DATASET EXCERPT
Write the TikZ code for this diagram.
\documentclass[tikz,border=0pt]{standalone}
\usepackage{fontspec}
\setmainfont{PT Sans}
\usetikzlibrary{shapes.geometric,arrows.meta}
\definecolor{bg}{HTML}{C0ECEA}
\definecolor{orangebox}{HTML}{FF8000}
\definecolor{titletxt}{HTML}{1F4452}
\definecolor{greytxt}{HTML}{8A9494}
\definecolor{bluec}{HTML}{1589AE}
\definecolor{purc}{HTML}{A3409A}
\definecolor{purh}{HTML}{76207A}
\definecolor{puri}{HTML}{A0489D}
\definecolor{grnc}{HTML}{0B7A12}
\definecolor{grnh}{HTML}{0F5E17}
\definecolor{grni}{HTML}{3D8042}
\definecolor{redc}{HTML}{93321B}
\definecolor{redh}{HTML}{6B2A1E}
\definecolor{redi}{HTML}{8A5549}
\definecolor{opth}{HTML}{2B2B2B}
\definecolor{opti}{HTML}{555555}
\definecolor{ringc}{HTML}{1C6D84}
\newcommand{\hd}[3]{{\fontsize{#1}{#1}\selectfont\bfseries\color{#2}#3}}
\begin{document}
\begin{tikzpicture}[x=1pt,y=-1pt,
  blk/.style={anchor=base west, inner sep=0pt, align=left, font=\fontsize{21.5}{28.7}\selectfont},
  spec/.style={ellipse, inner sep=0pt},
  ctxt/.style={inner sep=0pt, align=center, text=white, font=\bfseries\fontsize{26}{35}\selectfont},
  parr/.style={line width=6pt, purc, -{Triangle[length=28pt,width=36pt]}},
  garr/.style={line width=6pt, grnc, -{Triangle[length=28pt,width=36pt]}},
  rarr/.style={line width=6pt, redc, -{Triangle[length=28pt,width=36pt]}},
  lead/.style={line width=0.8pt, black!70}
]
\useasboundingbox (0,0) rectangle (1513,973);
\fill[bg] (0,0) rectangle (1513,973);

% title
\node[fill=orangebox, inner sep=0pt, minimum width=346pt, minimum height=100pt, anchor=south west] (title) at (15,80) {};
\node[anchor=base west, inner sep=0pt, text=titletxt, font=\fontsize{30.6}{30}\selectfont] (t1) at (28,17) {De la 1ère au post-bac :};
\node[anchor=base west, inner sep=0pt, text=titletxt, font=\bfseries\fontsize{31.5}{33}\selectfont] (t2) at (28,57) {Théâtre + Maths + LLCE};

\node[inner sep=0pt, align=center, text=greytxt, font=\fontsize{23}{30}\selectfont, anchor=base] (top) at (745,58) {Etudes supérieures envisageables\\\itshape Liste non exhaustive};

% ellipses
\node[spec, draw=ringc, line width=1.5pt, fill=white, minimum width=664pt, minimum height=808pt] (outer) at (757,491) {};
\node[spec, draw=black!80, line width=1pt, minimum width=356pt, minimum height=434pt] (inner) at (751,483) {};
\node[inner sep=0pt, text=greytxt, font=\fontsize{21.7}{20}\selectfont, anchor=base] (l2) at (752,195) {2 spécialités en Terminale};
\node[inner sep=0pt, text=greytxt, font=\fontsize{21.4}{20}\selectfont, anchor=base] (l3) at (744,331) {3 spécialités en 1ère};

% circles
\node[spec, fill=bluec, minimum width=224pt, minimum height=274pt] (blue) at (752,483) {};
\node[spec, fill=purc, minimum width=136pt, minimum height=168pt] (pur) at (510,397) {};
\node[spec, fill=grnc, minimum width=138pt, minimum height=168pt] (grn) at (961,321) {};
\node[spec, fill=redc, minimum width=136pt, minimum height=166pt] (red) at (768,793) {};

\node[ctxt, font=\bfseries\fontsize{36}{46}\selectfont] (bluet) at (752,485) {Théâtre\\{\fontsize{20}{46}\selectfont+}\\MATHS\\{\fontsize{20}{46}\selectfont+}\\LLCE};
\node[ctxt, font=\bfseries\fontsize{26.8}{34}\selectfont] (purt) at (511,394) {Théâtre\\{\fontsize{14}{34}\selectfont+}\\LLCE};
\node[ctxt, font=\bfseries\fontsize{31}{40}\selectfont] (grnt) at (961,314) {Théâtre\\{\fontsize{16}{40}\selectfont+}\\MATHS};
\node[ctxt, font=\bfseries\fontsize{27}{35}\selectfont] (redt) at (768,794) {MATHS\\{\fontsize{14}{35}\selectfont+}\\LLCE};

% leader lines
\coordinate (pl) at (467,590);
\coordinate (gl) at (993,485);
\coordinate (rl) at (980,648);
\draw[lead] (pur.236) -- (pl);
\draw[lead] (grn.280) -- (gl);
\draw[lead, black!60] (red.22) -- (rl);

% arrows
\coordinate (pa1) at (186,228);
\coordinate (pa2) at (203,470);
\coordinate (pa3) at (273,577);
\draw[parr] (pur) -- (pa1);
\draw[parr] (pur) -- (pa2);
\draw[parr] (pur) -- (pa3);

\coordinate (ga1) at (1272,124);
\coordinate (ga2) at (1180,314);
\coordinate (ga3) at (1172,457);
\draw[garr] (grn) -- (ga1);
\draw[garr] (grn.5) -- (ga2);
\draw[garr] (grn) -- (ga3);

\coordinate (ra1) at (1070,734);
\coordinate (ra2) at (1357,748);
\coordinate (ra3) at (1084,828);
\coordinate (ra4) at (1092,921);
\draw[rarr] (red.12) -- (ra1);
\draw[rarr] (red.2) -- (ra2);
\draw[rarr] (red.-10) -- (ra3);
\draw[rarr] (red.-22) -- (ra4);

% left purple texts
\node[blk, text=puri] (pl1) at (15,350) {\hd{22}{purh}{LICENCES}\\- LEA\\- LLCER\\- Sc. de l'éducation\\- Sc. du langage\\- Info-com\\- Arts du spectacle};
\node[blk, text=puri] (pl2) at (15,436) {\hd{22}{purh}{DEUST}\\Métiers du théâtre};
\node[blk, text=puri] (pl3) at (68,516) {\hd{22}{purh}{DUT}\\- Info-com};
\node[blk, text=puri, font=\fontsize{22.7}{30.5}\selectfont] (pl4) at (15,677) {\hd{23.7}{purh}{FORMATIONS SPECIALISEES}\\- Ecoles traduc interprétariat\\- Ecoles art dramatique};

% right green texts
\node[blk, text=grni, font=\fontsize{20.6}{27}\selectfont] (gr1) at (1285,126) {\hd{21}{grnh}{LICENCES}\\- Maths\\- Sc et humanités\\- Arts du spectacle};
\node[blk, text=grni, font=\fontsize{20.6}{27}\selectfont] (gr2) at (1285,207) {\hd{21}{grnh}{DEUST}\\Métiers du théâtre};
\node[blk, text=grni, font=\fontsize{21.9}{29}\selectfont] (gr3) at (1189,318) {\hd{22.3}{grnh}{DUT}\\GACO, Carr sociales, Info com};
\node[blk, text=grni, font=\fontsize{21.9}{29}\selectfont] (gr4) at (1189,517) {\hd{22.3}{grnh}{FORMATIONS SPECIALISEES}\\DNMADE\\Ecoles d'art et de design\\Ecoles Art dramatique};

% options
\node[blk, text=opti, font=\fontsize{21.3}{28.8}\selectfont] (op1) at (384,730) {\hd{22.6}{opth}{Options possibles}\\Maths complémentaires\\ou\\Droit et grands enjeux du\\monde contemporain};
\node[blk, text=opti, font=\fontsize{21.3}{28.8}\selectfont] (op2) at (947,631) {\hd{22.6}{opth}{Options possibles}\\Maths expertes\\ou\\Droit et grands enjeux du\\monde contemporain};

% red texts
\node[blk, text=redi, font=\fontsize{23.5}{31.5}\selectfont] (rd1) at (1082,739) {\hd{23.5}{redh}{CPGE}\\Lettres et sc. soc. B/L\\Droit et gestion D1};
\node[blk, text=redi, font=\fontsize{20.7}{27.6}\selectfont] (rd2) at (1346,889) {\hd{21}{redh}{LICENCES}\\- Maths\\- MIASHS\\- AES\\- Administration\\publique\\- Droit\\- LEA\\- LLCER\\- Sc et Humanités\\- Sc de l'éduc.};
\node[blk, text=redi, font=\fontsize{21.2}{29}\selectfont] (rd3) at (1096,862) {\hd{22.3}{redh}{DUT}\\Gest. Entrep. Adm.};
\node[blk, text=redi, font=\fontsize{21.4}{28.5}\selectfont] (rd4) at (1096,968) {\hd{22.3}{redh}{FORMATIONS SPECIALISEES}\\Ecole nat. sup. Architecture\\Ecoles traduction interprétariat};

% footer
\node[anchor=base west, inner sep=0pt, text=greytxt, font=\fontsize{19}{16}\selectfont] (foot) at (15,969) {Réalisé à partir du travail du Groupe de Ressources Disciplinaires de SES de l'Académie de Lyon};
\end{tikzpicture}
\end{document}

WHAT TO DO
Return only the lines spanning from the first line of the material through the line with "(t2) at (28,57)", copied exactly, both ends kept.

TASK RESULT
Write the TikZ code for this diagram.
\documentclass[tikz,border=0pt]{standalone}
\usepackage{fontspec}
\setmainfont{PT Sans}
\usetikzlibrary{shapes.geometric,arrows.meta}
\definecolor{bg}{HTML}{C0ECEA}
\definecolor{orangebox}{HTML}{FF8000}
\definecolor{titletxt}{HTML}{1F4452}
\definecolor{greytxt}{HTML}{8A9494}
\definecolor{bluec}{HTML}{1589AE}
\definecolor{purc}{HTML}{A3409A}
\definecolor{purh}{HTML}{76207A}
\definecolor{puri}{HTML}{A0489D}
\definecolor{grnc}{HTML}{0B7A12}
\definecolor{grnh}{HTML}{0F5E17}
\definecolor{grni}{HTML}{3D8042}
\definecolor{redc}{HTML}{93321B}
\definecolor{redh}{HTML}{6B2A1E}
\definecolor{redi}{HTML}{8A5549}
\definecolor{opth}{HTML}{2B2B2B}
\definecolor{opti}{HTML}{555555}
\definecolor{ringc}{HTML}{1C6D84}
\newcommand{\hd}[3]{{\fontsize{#1}{#1}\selectfont\bfseries\color{#2}#3}}
\begin{document}
\begin{tikzpicture}[x=1pt,y=-1pt,
  blk/.style={anchor=base west, inner sep=0pt, align=left, font=\fontsize{21.5}{28.7}\selectfont},
  spec/.style={ellipse, inner sep=0pt},
  ctxt/.style={inner sep=0pt, align=center, text=white, font=\bfseries\fontsize{26}{35}\selectfont},
  parr/.style={line width=6pt, purc, -{Triangle[length=28pt,width=36pt]}},
  garr/.style={line width=6pt, grnc, -{Triangle[length=28pt,width=36pt]}},
  rarr/.style={line width=6pt, redc, -{Triangle[length=28pt,width=36pt]}},
  lead/.style={line width=0.8pt, black!70}
]
\useasboundingbox (0,0) rectangle (1513,973);
\fill[bg] (0,0) rectangle (1513,973);

% title
\node[fill=orangebox, inner sep=0pt, minimum width=346pt, minimum height=100pt, anchor=south west] (title) at (15,80) {};
\node[anchor=base west, inner sep=0pt, text=titletxt, font=\fontsize{30.6}{30}\selectfont] (t1) at (28,17) {De la 1ère au post-bac :};
\node[anchor=base west, inner sep=0pt, text=titletxt, font=\bfseries\fontsize{31.5}{33}\selectfont] (t2) at (28,57) {Théâtre + Maths + LLCE};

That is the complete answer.